On his way to yet another meetup, he stops at “The Kiss of the Invisibles”, a 10-story-tall mural that Vertigo Graffiti created in 2013, based on a famous photograph of two homeless people kissing.

“It generated a lot of attention,” Lopez says. “But for me it meant a lot more because when my father saw it, it was the first time he said he respected what I was trying to do with this medium of expression, to make a valuable social statement.”

Lopez’s father said it was this piece that truly made him believe in the work his son was doing (Ricardo Vasquez)

The next stop is Bogota’s Graffiti District, which Vertigo Graffiti and more than 50 prominent artists from around the world painted in 2017. It stretches on both sides of two blocks, covering the exterior walls of several companies – all with permission and subsidy from the city.

“This was one of the dirtiest and most polluted areas of Bogota,” he says, strolling down the corridor in the industrial neighbourhood, Puente Aranda. “Now it’s cleaned up and attracts tourists and aficionados from everywhere.”

In the last year or so, Lopez has taken Vértigo Graffiti on the road to Ottawa, Ontario; Miami; and Amman, Jordan; among other places.
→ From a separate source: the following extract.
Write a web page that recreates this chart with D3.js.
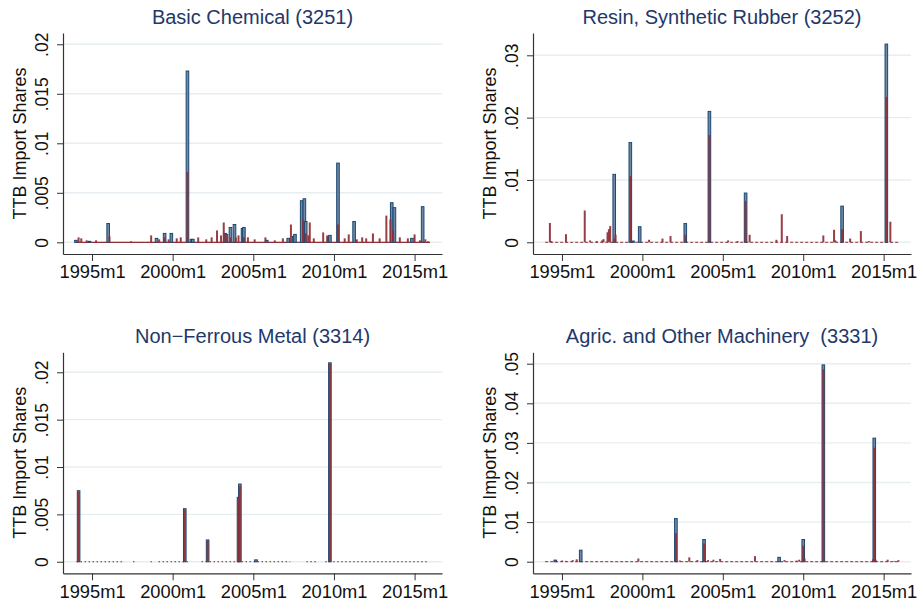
<!DOCTYPE html>
<html lang="en">
<head>
    <meta charset="utf-8">
    <title>TTB Import Shares</title>
    <script type="text/javascript" src="https://cdnjs.cloudflare.com/ajax/libs/d3/7.8.5/d3.min.js"></script>
	<style>
	body { margin: 0; background: #fff; }
	svg text { font-family: "Liberation Sans", Arial, sans-serif; }
	.tick line { stroke: #333; }
	.domain { stroke: #333; stroke-width: 1.2; }
	.ptitle { white-space: pre; }
	</style>
</head>
<body>
    <script type="text/javascript">
      //month labels shown on the x axis
      var tickMonths = ["1995m1", "2000m1", "2005m1", "2010m1", "2015m1"];
      var firstMonth = "1994m1", lastMonth = "2015m12";

      //Basic Chemical (3251)
      var chemBlue = [["1994m1",.0002],["1994m11",.0001],["1996m1",.0019],["1999m1",.0004],["1999m7",.0009],
        ["1999m12",.0009],["2000m12",.0173],["2001m3",.0003],["2001m4",.0003],["2003m4",.0009],["2003m5",.0008],
        ["2003m8",.0015],["2003m11",.0018],["2004m5",.0014],["2004m6",.0015],["2005m11",.0002],["2007m3",.0004],
        ["2007m7",.0006],["2007m8",.0008],["2008m1",.0042],["2008m3",.0044],["2008m4",.0021],["2009m9",.0005],
        ["2009m10",.0007],["2010m4",.0080],["2011m4",.0021],["2013m8",.0040],["2013m10",.0035],["2014m11",.0004],
        ["2015m7",.0036]];
      var chemRed = [["1994m3",.0005],["1994m5",.0004],["1994m9",.0002],["1995m4",.0002],["1996m2",.0006],
        ["1997m6",.0001],["1998m9",.0007],["1999m3",.0003],["1999m7",.0005],["1999m10",.0003],["2000m4",.0004],
        ["2000m7",.0005],["2000m12",.0071],["2001m8",.0005],["2002m2",.0003],["2002m6",.0005],["2002m10",.0012],
        ["2003m1",.0007],["2003m3",.0020],["2003m5",.0007],["2003m8",.0005],["2003m12",.0005],["2004m2",.0007],
        ["2004m6",.0005],["2004m9",.0005],["2005m2",.0003],["2005m10",.0005],["2006m5",.0002],["2006m11",.0004],
        ["2007m5",.0018],["2008m2",.0022],["2008m4",.0009],["2008m6",.0007],["2008m7",.0020],["2008m10",.0004],
        ["2009m5",.0010],["2009m8",.0007],["2010m4",.0018],["2010m9",.0004],["2010m12",.0008],["2011m6",.0003],
        ["2011m10",.0005],["2012m1",.0004],["2012m6",.0009],["2012m11",.0004],["2013m4",.0027],["2013m7",.0023],
        ["2013m9",.0012],["2014m2",.0005],["2014m8",.0004],["2015m1",.0008],["2015m5",.0002],["2015m9",.0003],
        ["2015m11",.0001]];
      var chemTicks = [0, .005, .01, .015, .02];

      //Resin, Synthetic Rubber (3252)
      var resinBlue = [["1998m4",.0109],["1999m4",.0160],["1999m6",.0002],["1999m11",.0025],["2002m9",.0030],
        ["2004m3",.0210],["2006m6",.0079],["2012m6",.0058],["2015m3",.0318]];
      var resinRed = [["1994m4",.0031],["1994m5",.0002],["1995m4",.0013],["1996m6",.0051],["1996m10",.0003],
        ["1997m3",.0002],["1997m7",.0003],["1997m8",.0005],["1997m11",.0016],["1997m12",.0021],["1998m1",.0026],
        ["1998m4",.0006],["1998m5",.0012],["1999m4",.0106],["2000m6",.0004],["2001m4",.0006],["2001m10",.0010],
        ["2002m9",.0012],["2004m3",.0172],["2005m5",.0003],["2005m12",.0002],["2006m6",.0066],["2006m9",.0012],
        ["2008m5",.0004],["2008m9",.0045],["2009m1",.0010],["2011m4",.0011],["2011m12",.0020],["2012m1",.0003],
        ["2012m6",.0021],["2012m12",.0006],["2013m8",.0018],["2014m2",.0002],["2015m3",.0233],["2015m6",.0033]];
      var resinTicks = [0, .01, .02, .03];

      //Non-Ferrous Metal (3314)
      var metalBlue = [["1994m3",.0075],["2000m10",.0056],["2002m3",.0023],["2004m2",.0068],["2004m3",.0082],
        ["2005m3",.0002],["2009m10",.0210]];
      var metalRed = [["1994m3",.0074],["2000m10",.0055],["2002m3",.0022],["2004m2",.0068],["2004m3",.0080],
        ["2005m3",.0001],["2009m10",.0209]];
      var metalCovered = [["1994m2","1996m12"],["1997m8","1997m8"],["1998m9","1998m9"],["1999m3","2000m12"],
        ["2001m11","2007m4"],["2008m5","2008m12"],["2009m7","2015m10"]];
      var metalTicks = [0, .005, .01, .015, .02];

      //Agric. and Other Machinery (3331)
      var machBlue = [["1994m8",.0004],["1996m3",.0029],["2002m2",.0109],["2003m11",.0056],["2008m7",.0011],
        ["2010m1",.0056],["2011m4",.0497],["2014m6",.0312]];
      var machRed = [["1994m8",.0003],["1995m1",.0003],["1995m4",.0002],["1995m9",.0004],["1995m12",.0006],
        ["1999m10",.0008],["2002m2",.0072],["2002m5",.0003],["2002m12",.0011],["2003m6",.0004],["2003m11",.0046],
        ["2004m2",.0004],["2004m6",.0005],["2004m11",.0007],["2007m1",.0014],["2008m11",.0004],["2009m8",.0003],
        ["2009m10",.0005],["2010m1",.0040],["2010m2",.0008],["2011m4",.0486],["2014m5",.0006],["2014m6",.0288],
        ["2014m7",.0005],["2015m4",.0005],["2015m9",.0002],["2015m12",.0004]];
      var machTicks = [0, .01, .02, .03, .04, .05];

      //turn "2000m12" into months since 1994m1
      function monthIndex(s) {
        var p = s.split("m");
        return (+p[0] - 1994) * 12 + (+p[1] - 1);
      }
      function fmtShare(d) { return d === 0 ? "0" : String(d).replace(/^0/, ""); }

      var panels = [
        {title: "Basic Chemical (3251)", blue: chemBlue, red: chemRed, ticks: chemTicks,
          yDomain: [-0.00118, 0.02114], left: 63, right: 442, top: 33, bottom: 254, base: "solid"},
        {title: "Resin, Synthetic Rubber (3252)", blue: resinBlue, red: resinRed, ticks: resinTicks,
          yDomain: [-0.00188, 0.03358], left: 533, right: 911, top: 33, bottom: 254, base: "dash"},
        {title: "Non\u2212Ferrous Metal (3314)", blue: metalBlue, red: metalRed, ticks: metalTicks,
          yDomain: [-0.00122, 0.02211], left: 63, right: 442, top: 352.3, bottom: 573.3, base: "dot"},
        {title: "Agric. and Other Machinery  (3331)", blue: machBlue, red: machRed, ticks: machTicks,
          yDomain: [-0.00293, 0.05288], left: 533, right: 911, top: 352.3, bottom: 573.3, base: "dash"}
      ];

      var svg = d3.select("body").append("svg")
      .attr("width", 918)
      .attr("height", 605);

      panels.forEach(function(p) {
        var x = d3.scaleLinear().domain([-9.6, 272.4]).range([p.left, p.right]);
        var y = d3.scaleLinear().domain(p.yDomain).range([p.bottom, p.top]);
        var g = svg.append("g");

        //grid lines
        g.selectAll(".grid")
        .data(p.ticks)
        .enter().append("line")
        .attr("x1", p.left).attr("x2", p.right)
        .attr("y1", function(d) { return y(d); })
        .attr("y2", function(d) { return y(d); })
        .attr("stroke", "#e7eef1")
        .attr("stroke-width", 1.4);

        //zero line made of the months with no share
        var y0 = y(0);
        if (p.base === "dot") {
          g.selectAll(".cov")
          .data(metalCovered)
          .enter().append("line")
          .attr("x1", function(d) { return x(monthIndex(d[0])) - 0.7; })
          .attr("x2", function(d) { return x(monthIndex(d[1])) + 0.7; })
          .attr("y1", y0).attr("y2", y0)
          .attr("stroke", "#7a2a30")
          .attr("stroke-width", 1)
          .attr("stroke-dasharray", "1.5,2.5");
        } else {
          g.append("line")
          .attr("x1", x(monthIndex(firstMonth)) - 0.7)
          .attr("x2", x(monthIndex(lastMonth)) + 0.7)
          .attr("y1", y0).attr("y2", y0)
          .attr("stroke", "#8f2f36")
          .attr("stroke-width", p.base === "solid" ? 1.3 : 1)
          .attr("stroke-dasharray", p.base === "dash" ? "3,2" : null);
        }

        //blue bars
        g.selectAll(".blue")
        .data(p.blue)
        .enter().append("rect")
        .attr("x", function(d) { return x(monthIndex(d[0])) - 1.3; })
        .attr("width", 2.6)
        .attr("y", function(d) { return y(d[1]); })
        .attr("height", function(d) { return y0 - y(d[1]); })
        .attr("fill", "#7189a4")
        .attr("stroke", "#1a476f")
        .attr("stroke-width", 1);

        //red bars on top
        g.selectAll(".red")
        .data(p.red)
        .enter().append("rect")
        .attr("x", function(d) { return x(monthIndex(d[0])) - 1; })
        .attr("width", 2)
        .attr("y", function(d) { return y(d[1]); })
        .attr("height", function(d) { return y0 - y(d[1]); })
        .attr("fill", "#8f2f36")
        .attr("fill-opacity", 0.92);

        //y axis with vertical labels
        var ya = g.append("g")
        .attr("transform", "translate(" + p.left + ",0)")
        .call(d3.axisLeft(y).tickValues(p.ticks).tickFormat(fmtShare).tickSize(6).tickSizeOuter(0));
        ya.selectAll("text")
        .attr("x", 0).attr("y", 0).attr("dy", 0)
        .attr("text-anchor", "middle")
        .attr("transform", "translate(-14.7,0) rotate(-90)")
        .attr("fill", "#111")
        .style("font-size", "17.5px");

        //x axis
        var xa = g.append("g")
        .attr("transform", "translate(0," + p.bottom + ")")
        .call(d3.axisBottom(x).tickValues(tickMonths.map(monthIndex))
          .tickFormat(function(d, i) { return tickMonths[i]; }).tickSize(7).tickSizeOuter(0));
        xa.selectAll("text")
        .attr("y", 24.3).attr("dy", 0)
        .attr("fill", "#111")
        .style("font-size", "18.3px");

        //titles
        g.append("text")
        .attr("class", "ptitle")
        .attr("x", (p.left + p.right) / 2)
        .attr("y", p.top - 9)
        .attr("text-anchor", "middle")
        .attr("fill", "#22386a")
        .style("font-size", "20px")
        .text(p.title);

        g.append("text")
        .attr("transform", "translate(" + (p.left - 36.7) + "," + ((p.top + p.bottom) / 2) + ") rotate(-90)")
        .attr("text-anchor", "middle")
        .attr("fill", "#111")
        .style("font-size", "18px")
        .text("TTB Import Shares");
      });
    </script>
</body>
</html>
In September they travelled to Turkey, where they painted a wall of the Halis Kurtca children’s cultural centre in Kadikoy, a suburb of Istanbul, in commemoration of the 60th anniversary of diplomatic relations between Colombia and Turkey.

Politics play a huge part in the group’s many works across the city (Santiago Castro)

The image depicts a Colombian girl dressed in the traditional garb of a coffee farmer, holding a basket of fresh-picked beans, a bird floating on her black skirt.

Lopez says he could not have imagined a decade ago that graffiti, which began as a protest against all things establishment, would now be used to symbolise links between two governments.

But he has still loftier ambitions for graffiti. “I want it to become recognised as a high art,” he says, “like opera, ballet and theatre.”